- _Instructions for the task_:
Could the lines from the start of the data through the line with "0.5, 0.52, 0.558];" be set down exactly, with no pictures among them?

-- start --

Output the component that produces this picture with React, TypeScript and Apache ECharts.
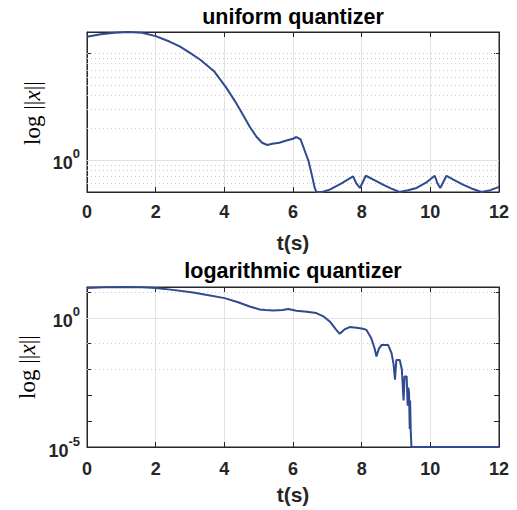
import React, { useEffect, useRef } from 'react';
import * as echarts from 'echarts';

// ---------- data ----------
const titles = ['uniform quantizer', 'logarithmic quantizer'];
const xLabel = 't(s)';

const uniformT = [0, 0.4, 0.8, 1.2, 1.6, 2.0, 2.4, 2.7, 3.0, 3.3, 3.7, 4.06, 4.3, 4.5, 4.74, 4.93, 5.1, 5.25, 5.4, 5.6, 5.81, 6.0, 6.1, 6.22, 6.35, 6.45, 6.55, 6.63, 6.68, 6.85, 7.07, 7.4, 7.75, 7.85, 7.95, 8.12, 8.4, 8.62, 8.85, 9.1, 9.35, 9.6, 9.9, 10.13, 10.21, 10.29, 10.47, 10.7, 10.95, 11.2, 11.49, 11.75, 12];
const uniformX = [14.3, 15.1, 15.6, 15.85, 15.6, 14.5, 12.9, 11.6, 10.1, 8.7, 6.8, 4.74, 3.6, 2.8, 2.05, 1.66, 1.45, 1.38, 1.42, 1.45, 1.52, 1.58, 1.64, 1.56, 1.2, 0.98, 0.72, 0.55, 0.5, 0.5, 0.526, 0.6, 0.7, 0.6, 0.545, 0.71, 0.64, 0.586, 0.54, 0.5, 0.52, 0.546, 0.62, 0.71, 0.6, 0.545, 0.71, 0.645, 0.586, 0.54, 0.5, 0.52, 0.558];

const logT = [0, 0.5, 1.15, 1.6, 2.0, 2.5, 3.09, 3.5, 4.01, 4.4, 4.74, 5.03, 5.2, 5.42, 5.7, 5.86, 6.1, 6.4, 6.68, 6.9, 7.07, 7.25, 7.36, 7.5, 7.65, 7.85, 8.04, 8.14, 8.28, 8.38, 8.43, 8.5, 8.58, 8.77, 8.87, 8.93, 8.97, 9.01, 9.11, 9.17, 9.22, 9.25, 9.31, 9.34, 9.36, 9.38, 9.4, 9.41, 9.43, 9.45, 12];
const logX = [14.2, 15.0, 15.5, 15.3, 14.2, 12, 9.5, 7.6, 5.75, 4.0, 2.74, 2.09, 2.0, 1.92, 2.0, 2.17, 1.86, 1.7, 1.52, 1.1, 0.72, 0.355, 0.24, 0.355, 0.436, 0.41, 0.375, 0.34, 0.162, 0.063, 0.0316, 0.063, 0.089, 0.089, 0.0427, 0.0158, 0.004, 0.0234, 0.0234, 0.01, 0.00063, 0.0054, 0.0054, 0.0004, 0.002, 0.00126, 0.00005, 0.00063, 0.00004, 0.00001, 0.00001];

const yRanges = [[0.5, 15.85], [0.00001, 15.5]];
const labelledExponents = [[0], [0, -5]];
const majorGrid = [[1], [1]];
const minorGrid = [[0.6, 0.7, 0.8, 0.9, 2, 3, 4, 5, 6, 7, 8, 9, 10], [10, 0.1, 0.01, 0.001, 0.0001]];

// ---------- styles ----------
const SANS = '"Liberation Sans", Arial, Helvetica, sans-serif';
const SERIF = '"Liberation Serif", "Times New Roman", serif';
const AXIS = '#262626';
const LINE = '#2f4a8f';
const GRID_TOPS = [32, 287];
const GRID_H = 160;
const NAME_GAPS = [40, 37];
const XLABEL_MARGIN = [11, 13];
const TITLE_TOPS = [6, 260];
const YLABEL_POS = [[32, 113], [27, 367]];

export default function App() {
  const ref = useRef<HTMLDivElement>(null);
  useEffect(() => {
    if (!ref.current) return;
    const chart = echarts.init(ref.current, null, { renderer: 'svg' });

    const grids = GRID_TOPS.map((top) => ({
      left: 87, right: 18, top, height: GRID_H, containLabel: false,
      show: true, borderColor: AXIS, borderWidth: 1, backgroundColor: '#fff',
    }));

    const xAxes: any[] = [];
    const yAxes: any[] = [];
    [0, 1].forEach((g) => {
      xAxes.push({
        type: 'value', gridIndex: g, min: 0, max: 12, interval: 2, position: 'bottom',
        axisLine: { show: true, onZero: false, lineStyle: { color: AXIS, width: 1 } },
        axisTick: { show: true, inside: true, length: 5, lineStyle: { color: AXIS } },
        axisLabel: { color: AXIS, fontSize: 18, fontWeight: 'bold', fontFamily: SANS, margin: XLABEL_MARGIN[g] },
        splitLine: { show: true, lineStyle: { color: '#e3e3e3', width: 1 } },
        name: xLabel, nameLocation: 'middle', nameGap: NAME_GAPS[g],
        nameTextStyle: { color: AXIS, fontSize: 21, fontWeight: 'bold', fontFamily: SANS },
      });
      xAxes.push({
        type: 'value', gridIndex: g, min: 0, max: 12, interval: 2, position: 'top',
        axisLine: { show: true, onZero: false, lineStyle: { color: AXIS, width: 1 } },
        axisTick: { show: true, inside: true, length: 5, lineStyle: { color: AXIS } },
        axisLabel: { show: false }, splitLine: { show: false },
      });
      const labels = labelledExponents[g];
      yAxes.push({
        type: 'log', logBase: 10, gridIndex: g, min: yRanges[g][0], max: yRanges[g][1], position: 'left',
        axisLine: { show: true, onZero: false, lineStyle: { color: AXIS, width: 1 } },
        axisTick: { show: true, inside: true, length: 5, lineStyle: { color: AXIS } },
        splitLine: { show: false },
        axisLabel: {
          margin: 7,
          formatter: (v: number) => {
            const e = Math.log10(v);
            const r = Math.round(e);
            if (Math.abs(e - r) < 1e-6 && labels.indexOf(r) >= 0) return `{b|10}{s|${r}}`;
            return '';
          },
          rich: {
            b: { fontSize: 18, fontWeight: 'bold', fontFamily: SANS, color: AXIS, verticalAlign: 'bottom' },
            s: { fontSize: 13, fontWeight: 'bold', fontFamily: SANS, color: AXIS, verticalAlign: 'top', padding: [0, 0, 12, 0] },
          },
        },
      });
      yAxes.push({
        type: 'log', logBase: 10, gridIndex: g, min: yRanges[g][0], max: yRanges[g][1], position: 'right',
        axisLine: { show: true, onZero: false, lineStyle: { color: AXIS, width: 1 } },
        axisTick: { show: true, inside: true, length: 5, lineStyle: { color: AXIS } },
        axisLabel: { show: false }, splitLine: { show: false },
      });
    });

    const mkSeries = (g: number, ts: number[], xs: number[]) => ({
      type: 'line', xAxisIndex: g * 2, yAxisIndex: g * 2, showSymbol: false, symbol: 'none',
      data: ts.map((t, i) => [t, xs[i]]),
      lineStyle: { color: LINE, width: 2 }, z: 10, clip: true,
      markLine: {
        silent: true, symbol: ['none', 'none'], z: 1, animation: false,
        label: { show: false },
        data: [
          ...minorGrid[g].map((v) => ({ yAxis: v, lineStyle: { color: '#cdcdcd', type: [1, 3], width: 1 } })),
          ...majorGrid[g].map((v) => ({ yAxis: v, lineStyle: { color: '#e3e3e3', type: 'solid', width: 1 } })),
        ],
      },
    });

    const yLabelRich = {
      a: { fontFamily: SERIF, fontSize: 23, color: AXIS },
      i: { fontFamily: SERIF, fontSize: 23, fontStyle: 'italic', color: AXIS },
    };

    chart.setOption({
      animation: false,
      backgroundColor: '#fff',
      title: titles.map((text, g) => ({
        text, left: 293, top: TITLE_TOPS[g], textAlign: 'center', padding: 0,
        textStyle: { fontSize: 21.5, fontWeight: 'bold', fontFamily: SANS, color: '#000' },
      })),
      grid: grids,
      xAxis: xAxes,
      yAxis: yAxes,
      series: [mkSeries(0, uniformT, uniformX), mkSeries(1, logT, logX)],
      graphic: YLABEL_POS.map(([x, y]) => ({
        type: 'text', x, y, rotation: Math.PI / 2, silent: true,
        style: { text: '{a|log }{a|||}{i|x}{a|||}', rich: yLabelRich, align: 'center', verticalAlign: 'middle' },
      })),
    });
    return () => chart.dispose();
  }, []);
  return <div ref={ref} style={{ width: 517, height: 510, position: 'absolute', left: 0, top: 0 }} />;
}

-- end --

- _Solution to this exercise_:
Output the component that produces this picture with React, TypeScript and Apache ECharts.
import React, { useEffect, useRef } from 'react';
import * as echarts from 'echarts';

// ---------- data ----------
const titles = ['uniform quantizer', 'logarithmic quantizer'];
const xLabel = 't(s)';

const uniformT = [0, 0.4, 0.8, 1.2, 1.6, 2.0, 2.4, 2.7, 3.0, 3.3, 3.7, 4.06, 4.3, 4.5, 4.74, 4.93, 5.1, 5.25, 5.4, 5.6, 5.81, 6.0, 6.1, 6.22, 6.35, 6.45, 6.55, 6.63, 6.68, 6.85, 7.07, 7.4, 7.75, 7.85, 7.95, 8.12, 8.4, 8.62, 8.85, 9.1, 9.35, 9.6, 9.9, 10.13, 10.21, 10.29, 10.47, 10.7, 10.95, 11.2, 11.49, 11.75, 12];
const uniformX = [14.3, 15.1, 15.6, 15.85, 15.6, 14.5, 12.9, 11.6, 10.1, 8.7, 6.8, 4.74, 3.6, 2.8, 2.05, 1.66, 1.45, 1.38, 1.42, 1.45, 1.52, 1.58, 1.64, 1.56, 1.2, 0.98, 0.72, 0.55, 0.5, 0.5, 0.526, 0.6, 0.7, 0.6, 0.545, 0.71, 0.64, 0.586, 0.54, 0.5, 0.52, 0.546, 0.62, 0.71, 0.6, 0.545, 0.71, 0.645, 0.586, 0.54, 0.5, 0.52, 0.558];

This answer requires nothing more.